Film at Lincoln Center has announced the lineup for the 12th edition of ‘Scary Movies,’ New York City’s top horror festival, which includes the New York premiere of two Mexican films: Feral by Andrés Kaiser and Belzebuth by Emilio Portes. Featuring the genre’s best from around the globe, the festival offers moviegoers the cathartic treat of experiencing the exhilaration of suspense, thrills, and gore on the big screen as part of an audience. The 7th edition of ‘Scary Movies’ will take place August 16-21 at Film at Lincoln Center in New York City.

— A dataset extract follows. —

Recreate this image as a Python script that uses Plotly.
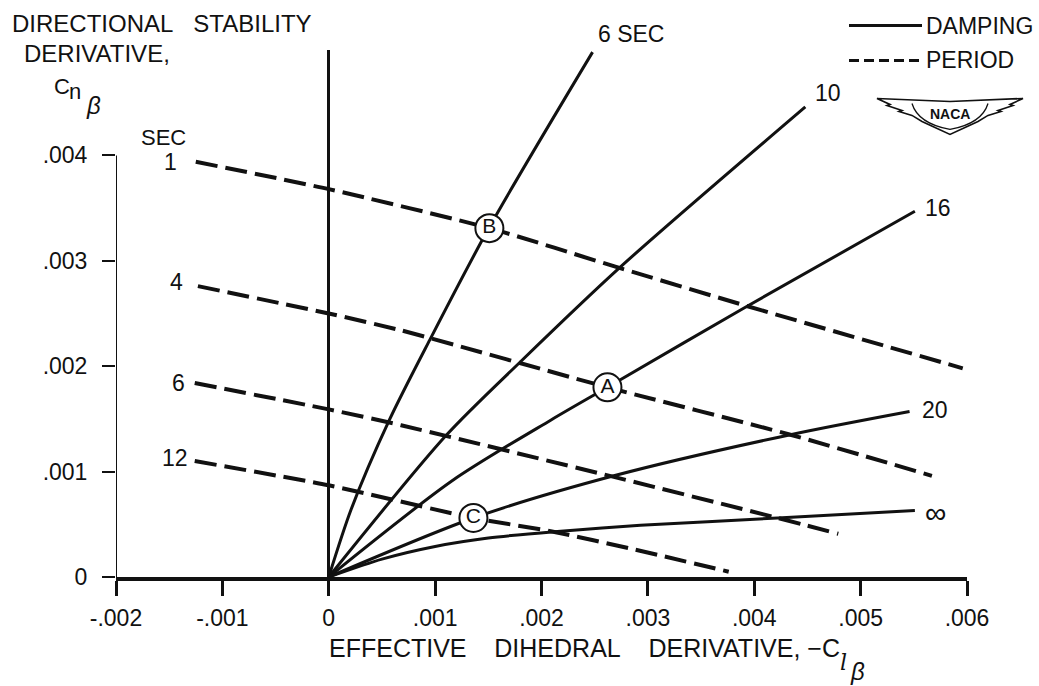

The Blair Witch Project meets Truffaut’s The Wild Child in Feral, a visually arresting, deeply haunting found-footage faux-documentary from first-time director Kaiser. Feral elegantly deploys the framing and construction of an investigatory expose, weaving together “interviews” with the surviving residents of a small Oaxacan village, and VHS footage recorded by an enigmatic, high-minded priest who, twenty years prior, had discovered an unsocialized “wild child” in the nearby woods, and brought the child to live with him in an isolated mountain outpost. With a slow-burning tension and a claustrophobic intimacy, the film builds to a dread-infused climax while methodically reconstructing the story of one man’s hubris and its consequences.
In Portes’ Belzebuth, five years after his infant son is murdered in a horrific, senseless massacre, police detective Emmanuel Ritter (Joaquín Cosio) is drawn into the mystery of another mass killing that eerily parallels the first. Begrudgingly teaming up with an American priest who’s become a paranormal investigator (Tate Ellington), Ritter follows the trail of an increasingly disturbing series of clues that point to the involvement of an elusive, excommunicated man of the cloth with satanic affiliations (Tobin Bell). This high-stakes procedural drama rapidly evolves into a vividly original outing in the subgenre of exorcism horror and a potent political allegory.
Additionally Scary Movies will also screen Black Circle, the newest film by Argentine-Spanish filmmaker Adrián García Bogliano, a Swedish-Mexican production, which will be screened with the director in attendance.